Each line below should be retyped exactly, with no pictures.

RAW DATA =
** BEGIN **
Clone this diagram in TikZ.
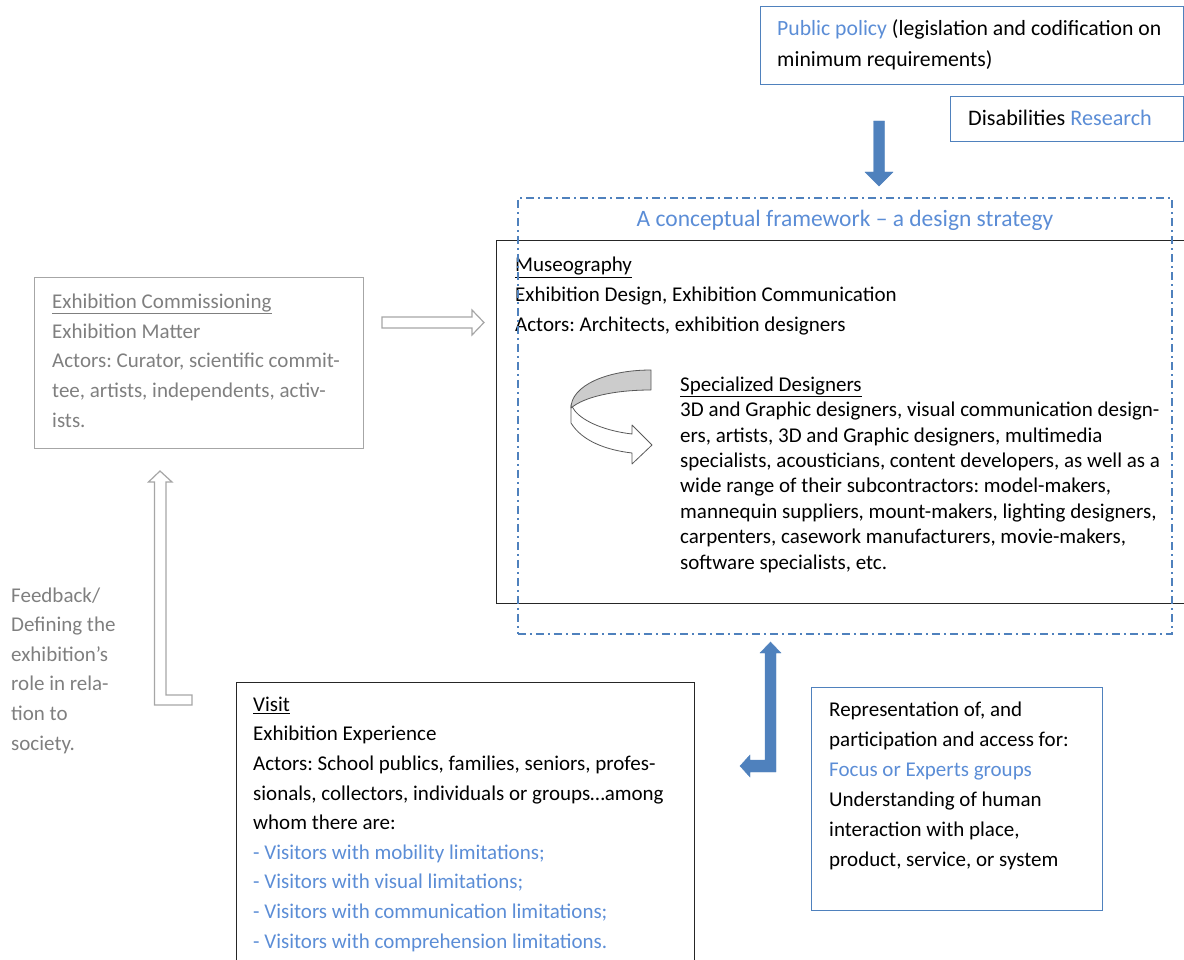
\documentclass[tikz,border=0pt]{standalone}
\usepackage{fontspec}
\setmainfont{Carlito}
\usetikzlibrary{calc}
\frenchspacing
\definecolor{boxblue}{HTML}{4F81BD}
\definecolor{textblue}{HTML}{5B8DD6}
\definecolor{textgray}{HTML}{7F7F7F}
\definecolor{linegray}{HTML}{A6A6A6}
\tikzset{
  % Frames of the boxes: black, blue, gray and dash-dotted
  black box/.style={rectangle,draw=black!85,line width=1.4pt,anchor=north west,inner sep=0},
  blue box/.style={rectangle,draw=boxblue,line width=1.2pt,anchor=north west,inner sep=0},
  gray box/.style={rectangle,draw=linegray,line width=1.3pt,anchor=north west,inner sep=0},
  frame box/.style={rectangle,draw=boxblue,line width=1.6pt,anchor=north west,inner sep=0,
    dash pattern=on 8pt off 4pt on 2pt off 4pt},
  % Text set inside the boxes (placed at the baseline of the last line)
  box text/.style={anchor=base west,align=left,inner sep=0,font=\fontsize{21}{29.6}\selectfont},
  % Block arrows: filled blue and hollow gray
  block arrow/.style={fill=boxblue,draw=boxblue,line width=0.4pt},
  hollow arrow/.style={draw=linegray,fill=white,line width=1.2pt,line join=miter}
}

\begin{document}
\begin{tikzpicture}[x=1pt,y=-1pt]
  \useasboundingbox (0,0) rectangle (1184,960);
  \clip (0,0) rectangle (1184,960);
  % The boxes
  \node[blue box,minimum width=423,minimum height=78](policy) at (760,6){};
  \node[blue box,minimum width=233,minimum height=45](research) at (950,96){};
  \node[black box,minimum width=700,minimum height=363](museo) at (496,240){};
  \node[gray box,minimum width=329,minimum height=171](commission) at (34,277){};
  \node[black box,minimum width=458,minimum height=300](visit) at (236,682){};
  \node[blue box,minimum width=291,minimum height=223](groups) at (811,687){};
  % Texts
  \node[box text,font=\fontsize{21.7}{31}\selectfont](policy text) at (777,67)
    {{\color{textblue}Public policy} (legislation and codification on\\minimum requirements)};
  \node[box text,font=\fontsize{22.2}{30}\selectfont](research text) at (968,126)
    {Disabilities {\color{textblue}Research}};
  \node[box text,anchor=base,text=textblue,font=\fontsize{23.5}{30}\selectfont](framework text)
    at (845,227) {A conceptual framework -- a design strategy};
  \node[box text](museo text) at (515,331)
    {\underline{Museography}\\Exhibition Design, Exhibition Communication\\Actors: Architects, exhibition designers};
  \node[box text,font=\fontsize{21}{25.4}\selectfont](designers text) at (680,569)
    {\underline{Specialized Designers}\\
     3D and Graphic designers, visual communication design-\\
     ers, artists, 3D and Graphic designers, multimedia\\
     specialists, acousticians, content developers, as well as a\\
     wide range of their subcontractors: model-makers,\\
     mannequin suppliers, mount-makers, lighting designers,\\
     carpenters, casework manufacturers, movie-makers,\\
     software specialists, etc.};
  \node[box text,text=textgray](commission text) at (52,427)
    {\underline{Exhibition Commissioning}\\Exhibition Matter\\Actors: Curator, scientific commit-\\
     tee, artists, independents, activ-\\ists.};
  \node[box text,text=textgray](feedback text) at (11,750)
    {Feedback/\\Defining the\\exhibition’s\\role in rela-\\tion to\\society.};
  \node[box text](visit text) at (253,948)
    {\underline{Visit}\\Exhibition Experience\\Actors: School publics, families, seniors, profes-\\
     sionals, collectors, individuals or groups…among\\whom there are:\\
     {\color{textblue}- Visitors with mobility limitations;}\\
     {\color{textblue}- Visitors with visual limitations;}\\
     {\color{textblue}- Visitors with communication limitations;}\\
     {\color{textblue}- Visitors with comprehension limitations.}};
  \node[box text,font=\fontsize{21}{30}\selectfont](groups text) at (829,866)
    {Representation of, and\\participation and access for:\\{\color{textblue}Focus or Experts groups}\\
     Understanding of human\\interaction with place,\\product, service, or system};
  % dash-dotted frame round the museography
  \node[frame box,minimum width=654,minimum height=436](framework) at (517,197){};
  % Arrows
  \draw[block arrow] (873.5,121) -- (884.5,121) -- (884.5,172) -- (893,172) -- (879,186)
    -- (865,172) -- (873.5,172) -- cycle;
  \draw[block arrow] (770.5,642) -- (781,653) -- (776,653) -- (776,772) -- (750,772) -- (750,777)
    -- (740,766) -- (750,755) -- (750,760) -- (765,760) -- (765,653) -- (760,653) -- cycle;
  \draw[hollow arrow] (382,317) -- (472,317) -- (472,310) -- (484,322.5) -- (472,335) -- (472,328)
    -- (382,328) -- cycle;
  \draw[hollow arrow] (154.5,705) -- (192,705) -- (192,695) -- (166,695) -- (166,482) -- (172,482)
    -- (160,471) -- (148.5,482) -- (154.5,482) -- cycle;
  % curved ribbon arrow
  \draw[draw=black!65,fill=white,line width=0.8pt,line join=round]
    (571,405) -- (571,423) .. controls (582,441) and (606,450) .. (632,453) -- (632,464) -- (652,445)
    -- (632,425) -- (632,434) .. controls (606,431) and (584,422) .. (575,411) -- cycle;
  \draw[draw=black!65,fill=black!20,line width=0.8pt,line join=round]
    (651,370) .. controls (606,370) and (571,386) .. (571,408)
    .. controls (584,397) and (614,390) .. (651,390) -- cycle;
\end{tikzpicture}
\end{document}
** END **
ANSWER =
Clone this diagram in TikZ.
\documentclass[tikz,border=0pt]{standalone}
\usepackage{fontspec}
\setmainfont{Carlito}
\usetikzlibrary{calc}
\frenchspacing
\definecolor{boxblue}{HTML}{4F81BD}
\definecolor{textblue}{HTML}{5B8DD6}
\definecolor{textgray}{HTML}{7F7F7F}
\definecolor{linegray}{HTML}{A6A6A6}
\tikzset{
  % Frames of the boxes: black, blue, gray and dash-dotted
  black box/.style={rectangle,draw=black!85,line width=1.4pt,anchor=north west,inner sep=0},
  blue box/.style={rectangle,draw=boxblue,line width=1.2pt,anchor=north west,inner sep=0},
  gray box/.style={rectangle,draw=linegray,line width=1.3pt,anchor=north west,inner sep=0},
  frame box/.style={rectangle,draw=boxblue,line width=1.6pt,anchor=north west,inner sep=0,
    dash pattern=on 8pt off 4pt on 2pt off 4pt},
  % Text set inside the boxes (placed at the baseline of the last line)
  box text/.style={anchor=base west,align=left,inner sep=0,font=\fontsize{21}{29.6}\selectfont},
  % Block arrows: filled blue and hollow gray
  block arrow/.style={fill=boxblue,draw=boxblue,line width=0.4pt},
  hollow arrow/.style={draw=linegray,fill=white,line width=1.2pt,line join=miter}
}

\begin{document}
\begin{tikzpicture}[x=1pt,y=-1pt]
  \useasboundingbox (0,0) rectangle (1184,960);
  \clip (0,0) rectangle (1184,960);
  % The boxes
  \node[blue box,minimum width=423,minimum height=78](policy) at (760,6){};
  \node[blue box,minimum width=233,minimum height=45](research) at (950,96){};
  \node[black box,minimum width=700,minimum height=363](museo) at (496,240){};
  \node[gray box,minimum width=329,minimum height=171](commission) at (34,277){};
  \node[black box,minimum width=458,minimum height=300](visit) at (236,682){};
  \node[blue box,minimum width=291,minimum height=223](groups) at (811,687){};
  % Texts
  \node[box text,font=\fontsize{21.7}{31}\selectfont](policy text) at (777,67)
    {{\color{textblue}Public policy} (legislation and codification on\\minimum requirements)};
  \node[box text,font=\fontsize{22.2}{30}\selectfont](research text) at (968,126)
    {Disabilities {\color{textblue}Research}};
  \node[box text,anchor=base,text=textblue,font=\fontsize{23.5}{30}\selectfont](framework text)
    at (845,227) {A conceptual framework -- a design strategy};
  \node[box text](museo text) at (515,331)
    {\underline{Museography}\\Exhibition Design, Exhibition Communication\\Actors: Architects, exhibition designers};
  \node[box text,font=\fontsize{21}{25.4}\selectfont](designers text) at (680,569)
    {\underline{Specialized Designers}\\
     3D and Graphic designers, visual communication design-\\
     ers, artists, 3D and Graphic designers, multimedia\\
     specialists, acousticians, content developers, as well as a\\
     wide range of their subcontractors: model-makers,\\
     mannequin suppliers, mount-makers, lighting designers,\\
     carpenters, casework manufacturers, movie-makers,\\
     software specialists, etc.};
  \node[box text,text=textgray](commission text) at (52,427)
    {\underline{Exhibition Commissioning}\\Exhibition Matter\\Actors: Curator, scientific commit-\\
     tee, artists, independents, activ-\\ists.};
  \node[box text,text=textgray](feedback text) at (11,750)
    {Feedback/\\Defining the\\exhibition’s\\role in rela-\\tion to\\society.};
  \node[box text](visit text) at (253,948)
    {\underline{Visit}\\Exhibition Experience\\Actors: School publics, families, seniors, profes-\\
     sionals, collectors, individuals or groups…among\\whom there are:\\
     {\color{textblue}- Visitors with mobility limitations;}\\
     {\color{textblue}- Visitors with visual limitations;}\\
     {\color{textblue}- Visitors with communication limitations;}\\
     {\color{textblue}- Visitors with comprehension limitations.}};
  \node[box text,font=\fontsize{21}{30}\selectfont](groups text) at (829,866)
    {Representation of, and\\participation and access for:\\{\color{textblue}Focus or Experts groups}\\
     Understanding of human\\interaction with place,\\product, service, or system};
  % dash-dotted frame round the museography
  \node[frame box,minimum width=654,minimum height=436](framework) at (517,197){};
  % Arrows
  \draw[block arrow] (873.5,121) -- (884.5,121) -- (884.5,172) -- (893,172) -- (879,186)
    -- (865,172) -- (873.5,172) -- cycle;
  \draw[block arrow] (770.5,642) -- (781,653) -- (776,653) -- (776,772) -- (750,772) -- (750,777)
    -- (740,766) -- (750,755) -- (750,760) -- (765,760) -- (765,653) -- (760,653) -- cycle;
  \draw[hollow arrow] (382,317) -- (472,317) -- (472,310) -- (484,322.5) -- (472,335) -- (472,328)
    -- (382,328) -- cycle;
  \draw[hollow arrow] (154.5,705) -- (192,705) -- (192,695) -- (166,695) -- (166,482) -- (172,482)
    -- (160,471) -- (148.5,482) -- (154.5,482) -- cycle;
  % curved ribbon arrow
  \draw[draw=black!65,fill=white,line width=0.8pt,line join=round]
    (571,405) -- (571,423) .. controls (582,441) and (606,450) .. (632,453) -- (632,464) -- (652,445)
    -- (632,425) -- (632,434) .. controls (606,431) and (584,422) .. (575,411) -- cycle;
  \draw[draw=black!65,fill=black!20,line width=0.8pt,line join=round]
    (651,370) .. controls (606,370) and (571,386) .. (571,408)
    .. controls (584,397) and (614,390) .. (651,390) -- cycle;
\end{tikzpicture}
\end{document}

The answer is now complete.